Is Marion Maréchal, granddaughter of Jean-Marie Le Pen and niece of Marine, about to emerge from political retirement to support the presidential election campaign of Éric Zemmour?
Normally the answer to any question posed by a journalist is ‘no’ but maybe not this time. Marion could give new momentum to Zemmour’s campaign, which seems recently to be stuck in a rut. Marion could be the right figure to lure National Front voters — who have been disgruntled with her aunt, Marine Le Pen — towards Zemmour.
Zemmour’s political consultants think she could be the deus ex machina to resolve the conflict at the heart of the opposition to Macron: three candidates — Le Pen and Zemmour in the right lane, and Valerie Pécresse, the official Républicains candidate, on the centre-right.
Marine didn’t go to Marion’s wedding. Marion and Éric Zemmour however get along famously
‘It’s a matter of timing. If she appears on a platform with Éric it could put him in the second round,’ says a source close to Zemmour. Marion is photogenic, smart, charming and voter-friendly — and still only 32. In 2012, she was elected a National Front deputy aged 22, the youngest in French history. To general surprise, she won respect from the left and right for her bipartisan practicality and civility and had an enormous personal following. It became obvious the FN had the wrong leader in Marine.
Yet Marion largely turned her back on national politics in 2017 after the election of Macron and the humiliating defeat of her aunt. In a change of career, she devoted herself to founding new ‘haute école,’ ISSEP, the institute of social science, economics and politics in Lyon. Would she defy her own aunt to throw her influence behind Zemmour? Without a doubt, her friends say. Marion and Marine don’t get along. Indeed, they don’t speak. Marine didn’t go to Marion’s wedding. Marion and Éric Zemmour however get along famously.

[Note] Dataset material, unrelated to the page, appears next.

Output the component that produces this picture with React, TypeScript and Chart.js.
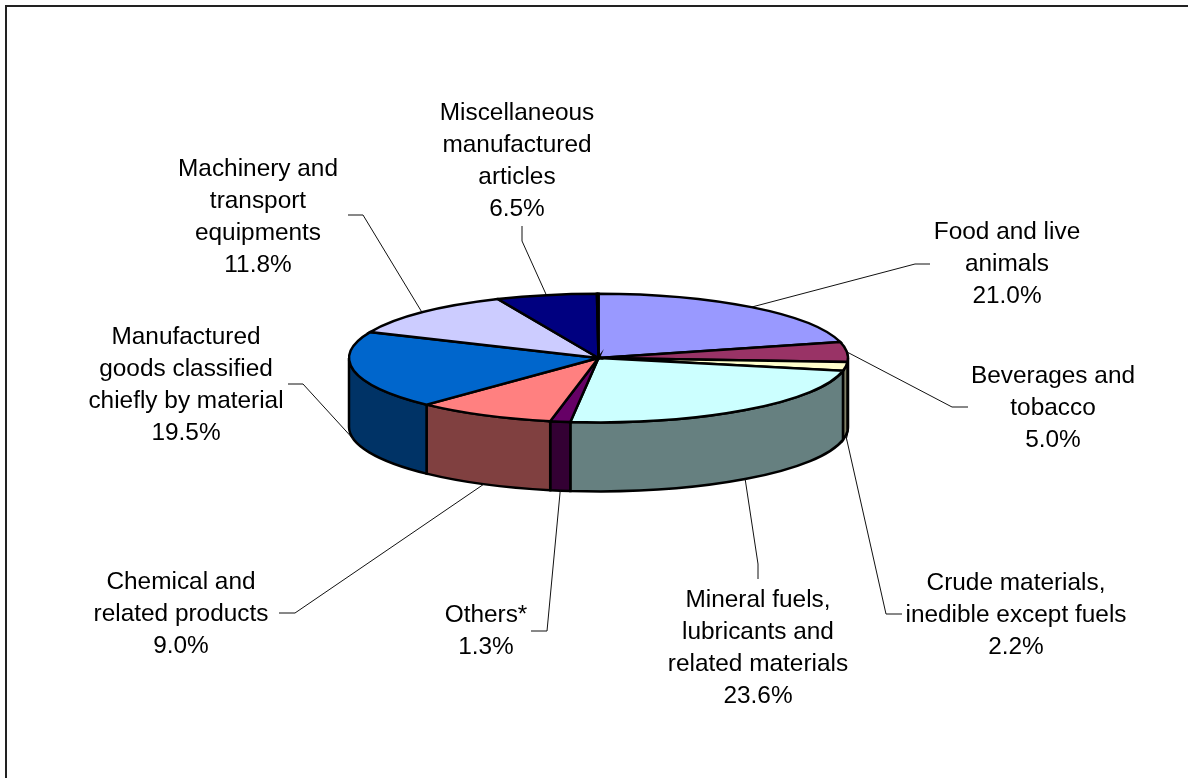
import React, { useEffect, useRef } from "react";
import { Chart, registerables } from "chart.js";

Chart.register(...registerables);

const categories: string[][] = [
  ["Food and live", "animals"],
  ["Beverages and", "tobacco"],
  ["Crude materials,", "inedible except fuels"],
  ["Mineral fuels,", "lubricants and", "related materials"],
  ["Others*"],
  ["Chemical and", "related products"],
  ["Manufactured", "goods classified", "chiefly by material"],
  ["Machinery and", "transport", "equipments"],
  ["Miscellaneous", "manufactured", "articles"],
  [],
];
const shares = [21.0, 5.0, 2.2, 23.6, 1.3, 9.0, 19.5, 11.8, 6.5, 0.1];
const topColors = ["#9999FF", "#993366", "#FFFFCC", "#CCFFFF", "#660066", "#FF8080", "#0066CC", "#CCCCFF", "#000080", "#FF00FF"];
const sideColors = ["#4D4D80", "#4D1A33", "#808066", "#668080", "#330033", "#804040", "#003366", "#666680", "#000040", "#800080"];

// Label layout: text centre x, first line centre y; leader elbow and end of the stub.
const labelCentres = [
  [1007, 232], [1053, 376], [1016, 583], [758, 600], [486, 615],
  [181, 582], [186, 337], [258, 169], [517, 113],
];
const leaderElbows = [
  [915, 264, 930, 264], [952, 407, 968, 407], [886, 614, 902, 614], [758, 564, 758, 579],
  [547, 631, 531, 631], [295, 613, 279, 613], [303, 384, 288, 384], [363, 215, 348, 215], [522, 241, 522, 226],
];

const TILT = 0.258;
const DEPTH = 69;
const LINE_GAP = 32;
const FONT = '24.4px "Liberation Sans", Arial, sans-serif';

const pie3d = {
  id: "pie3d",
  beforeDraw(chart: any) {
    const { ctx } = chart;
    ctx.save();
    ctx.fillStyle = "#fff";
    ctx.fillRect(0, 0, chart.width, chart.height);
    ctx.strokeStyle = "#222";
    ctx.lineWidth = 2;
    ctx.beginPath();
    ctx.moveTo(6, chart.height);
    ctx.lineTo(6, 6);
    ctx.lineTo(chart.width, 6);
    ctx.stroke();
    ctx.restore();
  },
  beforeDatasetDraw(chart: any, args: any) {
    const { ctx } = chart;
    const arcs = args.meta.data;
    ctx.save();
    ctx.strokeStyle = "#000";
    ctx.lineWidth = 2.5;
    ctx.lineJoin = "miter";

    // Side walls (only the part of the rim facing the viewer)
    arcs.forEach((arc: any, i: number) => {
      const { x, y, outerRadius: r, startAngle, endAngle } = arc;
      const ry = r * TILT;
      const a = Math.max(startAngle, 0);
      const b = Math.min(endAngle, Math.PI);
      if (b <= a) return;
      ctx.beginPath();
      ctx.ellipse(x, y, r, ry, 0, a, b);
      ctx.ellipse(x, y + DEPTH, r, ry, 0, b, a, true);
      ctx.closePath();
      ctx.fillStyle = sideColors[i];
      ctx.fill();
      ctx.stroke();
    });

    // Leader lines
    ctx.lineWidth = 1;
    ctx.strokeStyle = "#111";
    leaderElbows.forEach((e, i) => {
      const arc = arcs[i];
      const { x, y, outerRadius: r, startAngle, endAngle } = arc;
      const mid = (startAngle + endAngle) / 2;
      const onWall = Math.sin(mid) > 0;
      const px = x + r * Math.cos(mid);
      const py = y + r * TILT * Math.sin(mid) + (onWall ? DEPTH : 0);
      ctx.beginPath();
      ctx.moveTo(px, py);
      ctx.lineTo(e[0], e[1]);
      ctx.lineTo(e[2], e[3]);
      ctx.stroke();
    });

    // Top face
    ctx.lineWidth = 2.5;
    ctx.strokeStyle = "#000";
    arcs.forEach((arc: any, i: number) => {
      const { x, y, outerRadius: r, startAngle, endAngle } = arc;
      ctx.beginPath();
      ctx.moveTo(x, y);
      ctx.ellipse(x, y, r, r * TILT, 0, startAngle, endAngle);
      ctx.closePath();
      ctx.fillStyle = topColors[i];
      ctx.fill();
      ctx.stroke();
    });
    ctx.restore();
    return false;
  },
  afterDraw(chart: any) {
    const { ctx } = chart;
    ctx.save();
    ctx.font = FONT;
    ctx.fillStyle = "#000";
    ctx.textAlign = "center";
    ctx.textBaseline = "middle";
    labelCentres.forEach(([cx, cy], i) => {
      const lines = [...categories[i], shares[i].toFixed(1) + "%"];
      lines.forEach((t, j) => ctx.fillText(t, cx, cy + j * LINE_GAP));
    });
    ctx.restore();
  },
};

export default function App() {
  const ref = useRef<HTMLCanvasElement>(null);
  useEffect(() => {
    const chart = new Chart(ref.current as HTMLCanvasElement, {
      type: "pie",
      data: {
        labels: categories.map((c) => c.join(" ")),
        datasets: [{ data: shares, backgroundColor: topColors, borderWidth: 0 }],
      },
      options: {
        animation: false,
        responsive: false,
        layout: { padding: { left: 349, right: 340, top: 108, bottom: 170 } },
        plugins: { legend: { display: false }, tooltip: { enabled: false } },
      },
      plugins: [pie3d],
    });
    return () => chart.destroy();
  }, []);
  return (
    <div style={{ position: "absolute", left: 0, top: 0 }}>
      <canvas ref={ref} width={1188} height={778} style={{ display: "block" }} />
    </div>
  );
}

Marion is possibly one of the only figures in France who could unite the right. With the right timing, she could sink Marine and put Zemmour in the second round.
It would also mark a second major defection to Team Zemmour after Guillaume Peltier, formerly the vice president of the centre-right Les Républicains, endorsed Mr Z as ‘the only candidate’ and said he had no faith in his party’s candidate Valerie Pécresse.
Marion Maréchal returns to Paris on Thursday morning from her honeymoon in Saint Barts, so she’ll have had other things in her mind. Her new husband is the rightist Italian MEP Vincenzo Sofo. She has one child from a brief previous marriage.
Sources on the French right suggest Marion could be the faiseur du roi or kingmaker — rather than a potential king. Zemmour himself believes Marion is the key, says Paris Match — similar to the crucial role the centrist François Bayrou played in Emmanuel Macron’s campaign five years ago.
Marion knows that the right must present a single candidate. Éric Zemmour and Marine Le Pen would inevitably weaken each other, she says. Others influential on the right agree. Robert Ménard, the mayor of Béziers, a friend of both Le Pen and Zemmour, insists: ‘Reason and common sense dictate that one of the two should say: I give up the game and let the best-placed person win.’
Marion looks like she could be the one to finally finish off Marine, and not just because she has little respect for her political talent or intellect. Marion has solid rightist credentials without a whiff of the contamination of her family, which is famous for feuds, estrangement — and being too far to the right of the French public to ever win outright.
She would probably make an excellent minister of education. But I am not at all certain she seeks such a public-facing or political role, even if on offer. She is, however, a conviction politician. There must be a chance that she enters this race if only to influence it. La faiseuse du président?